Code that draws figures
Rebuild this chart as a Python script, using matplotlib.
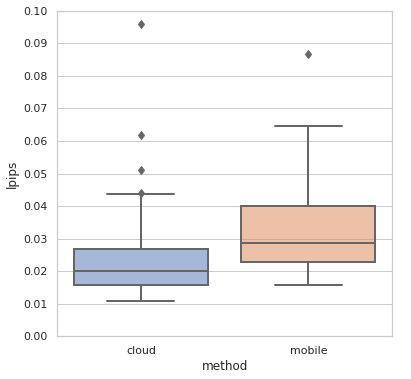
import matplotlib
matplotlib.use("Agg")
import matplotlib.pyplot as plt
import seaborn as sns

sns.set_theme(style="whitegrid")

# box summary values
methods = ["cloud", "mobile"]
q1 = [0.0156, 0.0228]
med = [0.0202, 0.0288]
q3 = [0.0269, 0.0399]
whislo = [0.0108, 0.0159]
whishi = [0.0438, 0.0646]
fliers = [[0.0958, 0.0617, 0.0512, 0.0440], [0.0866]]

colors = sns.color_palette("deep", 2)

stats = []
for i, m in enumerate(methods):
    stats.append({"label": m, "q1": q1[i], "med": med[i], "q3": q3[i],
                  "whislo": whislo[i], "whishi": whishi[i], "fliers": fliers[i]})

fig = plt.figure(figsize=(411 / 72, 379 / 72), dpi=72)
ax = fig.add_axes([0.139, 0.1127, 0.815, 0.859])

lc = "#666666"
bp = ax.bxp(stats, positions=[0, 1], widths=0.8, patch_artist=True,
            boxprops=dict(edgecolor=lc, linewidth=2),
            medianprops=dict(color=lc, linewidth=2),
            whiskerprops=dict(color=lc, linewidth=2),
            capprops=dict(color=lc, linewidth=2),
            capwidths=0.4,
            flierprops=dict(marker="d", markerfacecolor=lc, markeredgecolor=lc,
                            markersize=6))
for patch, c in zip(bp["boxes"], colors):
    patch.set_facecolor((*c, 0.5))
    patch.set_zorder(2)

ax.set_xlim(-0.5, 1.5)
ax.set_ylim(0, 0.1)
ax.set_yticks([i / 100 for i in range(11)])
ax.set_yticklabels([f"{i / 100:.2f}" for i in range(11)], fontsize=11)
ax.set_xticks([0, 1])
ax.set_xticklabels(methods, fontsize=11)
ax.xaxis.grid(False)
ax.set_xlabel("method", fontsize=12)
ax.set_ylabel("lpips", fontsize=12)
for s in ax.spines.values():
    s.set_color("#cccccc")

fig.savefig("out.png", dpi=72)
...
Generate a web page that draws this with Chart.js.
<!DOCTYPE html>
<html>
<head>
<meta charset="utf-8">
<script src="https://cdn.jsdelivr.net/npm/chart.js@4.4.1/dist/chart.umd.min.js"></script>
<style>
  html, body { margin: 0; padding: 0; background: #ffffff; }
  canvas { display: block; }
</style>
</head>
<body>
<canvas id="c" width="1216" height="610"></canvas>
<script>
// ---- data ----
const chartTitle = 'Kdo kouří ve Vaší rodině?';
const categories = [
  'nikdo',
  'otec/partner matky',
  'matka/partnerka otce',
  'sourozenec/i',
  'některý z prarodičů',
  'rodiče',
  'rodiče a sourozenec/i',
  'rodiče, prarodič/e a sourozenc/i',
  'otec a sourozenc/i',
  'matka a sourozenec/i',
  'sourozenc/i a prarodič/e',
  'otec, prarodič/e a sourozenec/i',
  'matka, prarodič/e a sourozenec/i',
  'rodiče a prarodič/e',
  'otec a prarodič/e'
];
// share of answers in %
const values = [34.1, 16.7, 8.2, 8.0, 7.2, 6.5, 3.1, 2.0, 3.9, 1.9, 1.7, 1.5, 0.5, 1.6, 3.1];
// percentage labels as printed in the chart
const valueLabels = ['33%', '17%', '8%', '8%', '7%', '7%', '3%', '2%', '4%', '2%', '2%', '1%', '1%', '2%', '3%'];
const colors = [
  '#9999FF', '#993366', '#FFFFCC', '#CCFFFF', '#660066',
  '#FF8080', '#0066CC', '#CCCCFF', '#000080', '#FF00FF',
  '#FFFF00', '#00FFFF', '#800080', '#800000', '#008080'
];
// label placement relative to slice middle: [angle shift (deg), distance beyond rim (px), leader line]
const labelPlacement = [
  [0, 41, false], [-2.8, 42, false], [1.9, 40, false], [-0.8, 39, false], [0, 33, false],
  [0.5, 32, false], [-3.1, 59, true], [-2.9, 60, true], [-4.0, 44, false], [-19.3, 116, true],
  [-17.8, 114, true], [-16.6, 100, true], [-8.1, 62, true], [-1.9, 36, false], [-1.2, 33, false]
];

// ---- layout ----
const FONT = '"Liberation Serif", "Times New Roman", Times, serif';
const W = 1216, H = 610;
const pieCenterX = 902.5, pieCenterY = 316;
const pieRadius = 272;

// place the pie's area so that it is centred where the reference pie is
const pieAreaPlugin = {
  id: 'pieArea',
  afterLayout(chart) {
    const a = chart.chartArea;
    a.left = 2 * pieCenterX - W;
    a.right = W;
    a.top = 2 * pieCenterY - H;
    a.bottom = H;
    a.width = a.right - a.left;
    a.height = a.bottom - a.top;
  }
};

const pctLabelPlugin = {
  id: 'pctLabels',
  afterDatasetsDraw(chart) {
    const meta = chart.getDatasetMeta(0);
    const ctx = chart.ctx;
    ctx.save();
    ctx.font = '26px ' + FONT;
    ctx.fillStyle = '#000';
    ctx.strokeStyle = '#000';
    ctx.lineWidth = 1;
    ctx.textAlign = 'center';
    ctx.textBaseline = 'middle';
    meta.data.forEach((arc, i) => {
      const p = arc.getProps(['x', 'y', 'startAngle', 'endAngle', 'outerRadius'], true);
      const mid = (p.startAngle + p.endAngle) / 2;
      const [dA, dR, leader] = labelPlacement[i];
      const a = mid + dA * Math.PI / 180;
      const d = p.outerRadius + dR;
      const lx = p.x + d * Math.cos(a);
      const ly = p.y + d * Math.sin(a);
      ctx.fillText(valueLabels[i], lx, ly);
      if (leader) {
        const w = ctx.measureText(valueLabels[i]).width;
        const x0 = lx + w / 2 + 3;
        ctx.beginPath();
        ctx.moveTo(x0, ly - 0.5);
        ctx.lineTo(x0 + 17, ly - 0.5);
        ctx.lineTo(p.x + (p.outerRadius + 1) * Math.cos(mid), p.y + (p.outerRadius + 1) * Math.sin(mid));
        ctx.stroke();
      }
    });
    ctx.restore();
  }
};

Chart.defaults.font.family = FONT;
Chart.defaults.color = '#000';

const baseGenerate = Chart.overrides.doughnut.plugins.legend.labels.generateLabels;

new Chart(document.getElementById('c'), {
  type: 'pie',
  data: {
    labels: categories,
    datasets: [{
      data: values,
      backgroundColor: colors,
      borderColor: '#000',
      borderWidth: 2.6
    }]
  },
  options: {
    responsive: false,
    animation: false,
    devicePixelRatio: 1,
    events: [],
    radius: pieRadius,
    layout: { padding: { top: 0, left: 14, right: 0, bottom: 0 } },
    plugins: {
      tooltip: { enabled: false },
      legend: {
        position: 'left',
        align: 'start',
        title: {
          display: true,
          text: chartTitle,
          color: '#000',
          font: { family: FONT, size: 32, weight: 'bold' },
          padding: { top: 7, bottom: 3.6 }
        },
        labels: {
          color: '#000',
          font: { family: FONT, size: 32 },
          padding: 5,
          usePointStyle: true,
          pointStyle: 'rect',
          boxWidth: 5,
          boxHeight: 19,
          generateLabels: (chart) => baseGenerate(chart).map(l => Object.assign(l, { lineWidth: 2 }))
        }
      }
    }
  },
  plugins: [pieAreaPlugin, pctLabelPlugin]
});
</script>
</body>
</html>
...
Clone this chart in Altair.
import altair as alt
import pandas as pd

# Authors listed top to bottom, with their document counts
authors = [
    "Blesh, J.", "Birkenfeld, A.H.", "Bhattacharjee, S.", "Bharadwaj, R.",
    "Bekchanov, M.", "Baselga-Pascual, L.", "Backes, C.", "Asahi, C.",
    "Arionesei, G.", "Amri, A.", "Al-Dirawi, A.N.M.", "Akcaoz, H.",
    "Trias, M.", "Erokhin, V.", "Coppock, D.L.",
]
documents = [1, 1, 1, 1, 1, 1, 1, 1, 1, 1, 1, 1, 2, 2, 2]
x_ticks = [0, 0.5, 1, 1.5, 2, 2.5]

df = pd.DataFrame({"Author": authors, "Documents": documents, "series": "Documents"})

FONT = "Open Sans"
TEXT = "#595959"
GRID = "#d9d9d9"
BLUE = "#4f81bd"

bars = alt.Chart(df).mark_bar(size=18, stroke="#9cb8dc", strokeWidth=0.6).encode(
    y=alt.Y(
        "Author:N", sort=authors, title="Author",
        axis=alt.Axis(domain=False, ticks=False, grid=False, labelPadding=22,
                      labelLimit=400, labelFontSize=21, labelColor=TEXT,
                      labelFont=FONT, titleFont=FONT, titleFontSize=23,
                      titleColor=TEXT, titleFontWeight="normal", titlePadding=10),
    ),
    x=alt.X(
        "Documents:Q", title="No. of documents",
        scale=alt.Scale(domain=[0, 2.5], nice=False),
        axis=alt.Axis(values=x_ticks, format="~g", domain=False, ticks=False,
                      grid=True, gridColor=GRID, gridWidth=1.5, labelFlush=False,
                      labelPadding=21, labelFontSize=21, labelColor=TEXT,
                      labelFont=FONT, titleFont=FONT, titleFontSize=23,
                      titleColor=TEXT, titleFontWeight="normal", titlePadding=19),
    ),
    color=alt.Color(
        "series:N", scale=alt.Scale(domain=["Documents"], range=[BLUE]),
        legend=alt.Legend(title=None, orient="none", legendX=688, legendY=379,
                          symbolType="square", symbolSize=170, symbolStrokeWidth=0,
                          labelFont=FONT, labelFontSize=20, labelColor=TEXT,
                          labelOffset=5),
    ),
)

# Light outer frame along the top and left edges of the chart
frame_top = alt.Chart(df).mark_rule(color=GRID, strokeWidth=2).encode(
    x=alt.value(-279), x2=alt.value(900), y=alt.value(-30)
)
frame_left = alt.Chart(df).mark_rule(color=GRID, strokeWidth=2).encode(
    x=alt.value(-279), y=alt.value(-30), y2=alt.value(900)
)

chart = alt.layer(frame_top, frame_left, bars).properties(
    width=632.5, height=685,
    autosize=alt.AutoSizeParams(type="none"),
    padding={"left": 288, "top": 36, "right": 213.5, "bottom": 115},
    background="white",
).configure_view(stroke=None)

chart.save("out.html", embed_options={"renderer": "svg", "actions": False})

— WRITTEN REQUEST —
Set down exactly the lines above, from the line containing "Rebuild this chart" through the line containing "ax = fig.add_axes([0.139, 0.1127, 0.815, 0.859])". Skip the pictures.

— RESULT —
Rebuild this chart as a Python script, using matplotlib.
import matplotlib
matplotlib.use("Agg")
import matplotlib.pyplot as plt
import seaborn as sns

sns.set_theme(style="whitegrid")

# box summary values
methods = ["cloud", "mobile"]
q1 = [0.0156, 0.0228]
med = [0.0202, 0.0288]
q3 = [0.0269, 0.0399]
whislo = [0.0108, 0.0159]
whishi = [0.0438, 0.0646]
fliers = [[0.0958, 0.0617, 0.0512, 0.0440], [0.0866]]

colors = sns.color_palette("deep", 2)

stats = []
for i, m in enumerate(methods):
    stats.append({"label": m, "q1": q1[i], "med": med[i], "q3": q3[i],
                  "whislo": whislo[i], "whishi": whishi[i], "fliers": fliers[i]})

fig = plt.figure(figsize=(411 / 72, 379 / 72), dpi=72)
ax = fig.add_axes([0.139, 0.1127, 0.815, 0.859])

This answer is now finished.